### Listing:

──────

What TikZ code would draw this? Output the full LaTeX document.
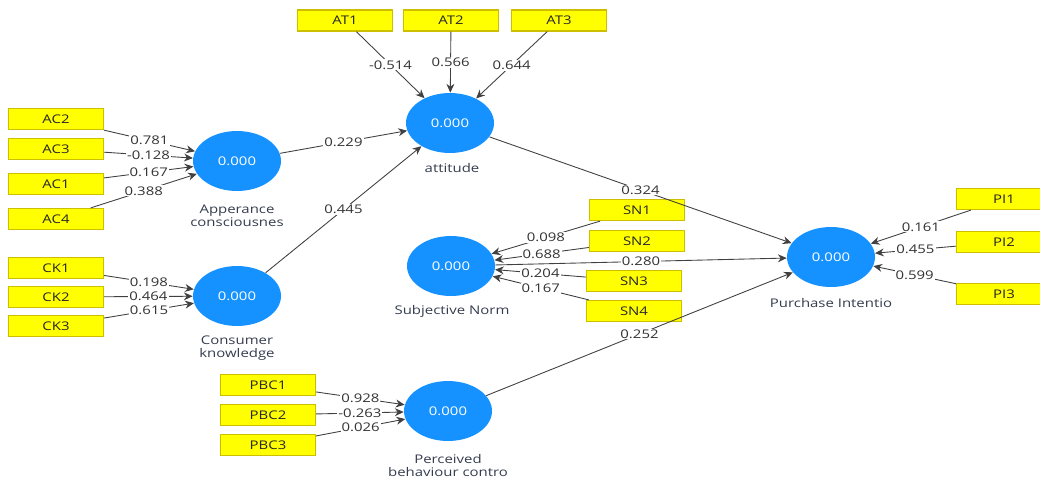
\documentclass[tikz,border=0pt]{standalone}
\usepackage{fontspec}
\setmainfont{Open Sans}[FakeStretch=1.25]
\usetikzlibrary{arrows.meta,shapes.geometric}
\definecolor{latentblue}{RGB}{21,146,255}
\definecolor{itemyellow}{RGB}{255,255,0}
\definecolor{itemborder}{RGB}{205,190,0}
\definecolor{namegray}{RGB}{52,60,78}
\providecommand{\plsfont}{\fontsize{6.8}{7.4}\selectfont}

\begin{document}
\begin{tikzpicture}[x=0.02cm,y=-0.02cm,
    indicator/.style={rectangle,draw=itemborder,fill=itemyellow,line width=0.7pt,
      minimum width=1.9cm,minimum height=0.42cm,inner sep=0,text=black!85,font=\plsfont},
    construct/.style={ellipse,fill=latentblue,minimum width=1.76cm,minimum height=1.2cm,
      inner sep=0,text=white,font=\plsfont},
    lname/.style={text=namegray,align=center,inner sep=0,font=\plsfont},
    link/.style={draw=black!75,line width=0.5pt,-{Stealth[length=5pt,width=4.5pt]}},
    coef/.style={fill=white,inner sep=0.6pt,text=black!80,font=\plsfont}]
    \useasboundingbox (0,0) rectangle (1040,481);
    \clip (0,0) rectangle (1040,481);
    % latent variables
    \node[construct] (att) at (450,123) {0.000};
    \node[construct] (appc) at (237,161) {0.000};
    \node[construct] (ckn) at (237,296) {0.000};
    \node[construct] (sbn) at (451,266) {0.000};
    \node[construct] (pint) at (831,257) {0.000};
    \node[construct] (pbc) at (448,411) {0.000};
    \node[lname] (attname) at (452,168) {attitude};
    \node[lname] (appcname) at (237,216) {Apperance\\consciousnes};
    \node[lname] (cknname) at (237,348) {Consumer\\knowledge};
    \node[lname] (sbnname) at (452,311) {Subjective Norm};
    \node[lname] (pintname) at (831,303) {Purchase Intentio};
    \node[lname] (pbcname) at (448,466) {Perceived\\behaviour contro};
    % indicators
    \node[indicator] (at1) at (345,20.5) {AT1};
    \node[indicator] (at2) at (451,20.5) {AT2};
    \node[indicator] (at3) at (559,20.5) {AT3};
    \node[indicator] (ac2) at (56,119) {AC2};
    \node[indicator] (ac3) at (56,149) {AC3};
    \node[indicator] (ac1) at (56,184) {AC1};
    \node[indicator] (ac4) at (56,219) {AC4};
    \node[indicator] (ck1) at (56,268) {CK1};
    \node[indicator] (ck2) at (56,297) {CK2};
    \node[indicator] (ck3) at (56,326) {CK3};
    \node[indicator] (sn1) at (637,210) {SN1};
    \node[indicator] (sn2) at (637,241) {SN2};
    \node[indicator] (sn3) at (634,281) {SN3};
    \node[indicator] (sn4) at (634,311) {SN4};
    \node[indicator] (pi1) at (1004,199) {PI1};
    \node[indicator] (pi2) at (1004,242) {PI2};
    \node[indicator] (pi3) at (1004,294) {PI3};
    \node[indicator] (pbc1) at (268,385) {PBC1};
    \node[indicator] (pbc2) at (268,415) {PBC2};
    \node[indicator] (pbc3) at (268,445) {PBC3};
    % outer weights
    \draw[link] (at1) -- node[coef] {-0.514} (att);
    \draw[link] (at2) -- node[coef] {0.566} (att);
    \draw[link] (at3) -- node[coef] {0.644} (att);
    \draw[link] (ac2) -- node[coef] {0.781} (appc);
    \draw[link] (ac3) -- node[coef] {-0.128} (appc);
    \draw[link] (ac1) -- node[coef] {0.167} (appc);
    \draw[link] (ac4) -- node[coef] {0.388} (appc);
    \draw[link] (ck1) -- node[coef] {0.198} (ckn);
    \draw[link] (ck2) -- node[coef] {0.464} (ckn);
    \draw[link] (ck3) -- node[coef] {0.615} (ckn);
    \draw[link] (sn1) -- node[coef] {0.098} (sbn);
    \draw[link] (sn2) -- node[coef] {0.688} (sbn);
    \draw[link] (sn3) -- node[coef] {0.204} (sbn);
    \draw[link] (sn4) -- node[coef] {0.167} (sbn);
    \draw[link] (pi1) -- node[coef] {0.161} (pint);
    \draw[link] (pi2) -- node[coef] {0.455} (pint);
    \draw[link] (pi3) -- node[coef] {0.599} (pint);
    \draw[link] (pbc1) -- node[coef] {0.928} (pbc);
    \draw[link] (pbc2) -- node[coef] {-0.263} (pbc);
    \draw[link] (pbc3) -- node[coef] {0.026} (pbc);
    % path coefficients
    \draw[link] (appc) -- node[coef] {0.229} (att);
    \draw[link] (ckn) -- node[coef] {0.445} (att);
    \draw[link] (att) -- node[coef] {0.324} (pint);
    \draw[link] (sbn) -- node[coef] {0.280} (pint);
    \draw[link] (pbc) -- node[coef] {0.252} (pint);
\end{tikzpicture}
\end{document}
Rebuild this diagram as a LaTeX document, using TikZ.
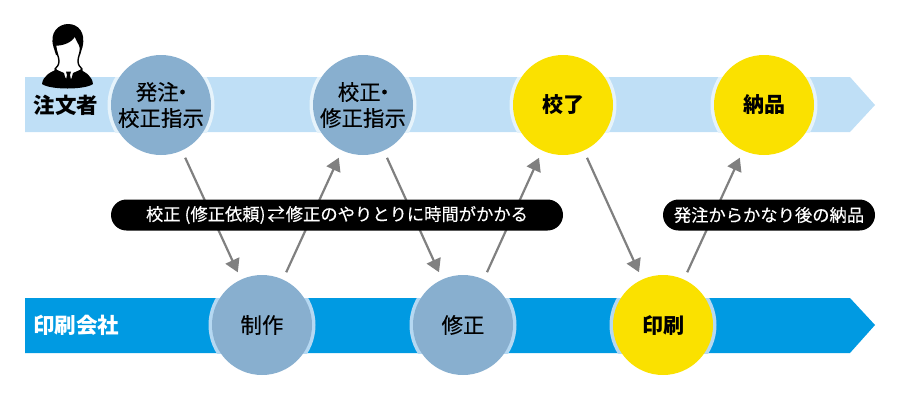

──────

### What needs to be done:
Using the records above, pull out each line where the word "LaTeX" occurs.

### Expected output:
What TikZ code would draw this? Output the full LaTeX document.
Rebuild this diagram as a LaTeX document, using TikZ.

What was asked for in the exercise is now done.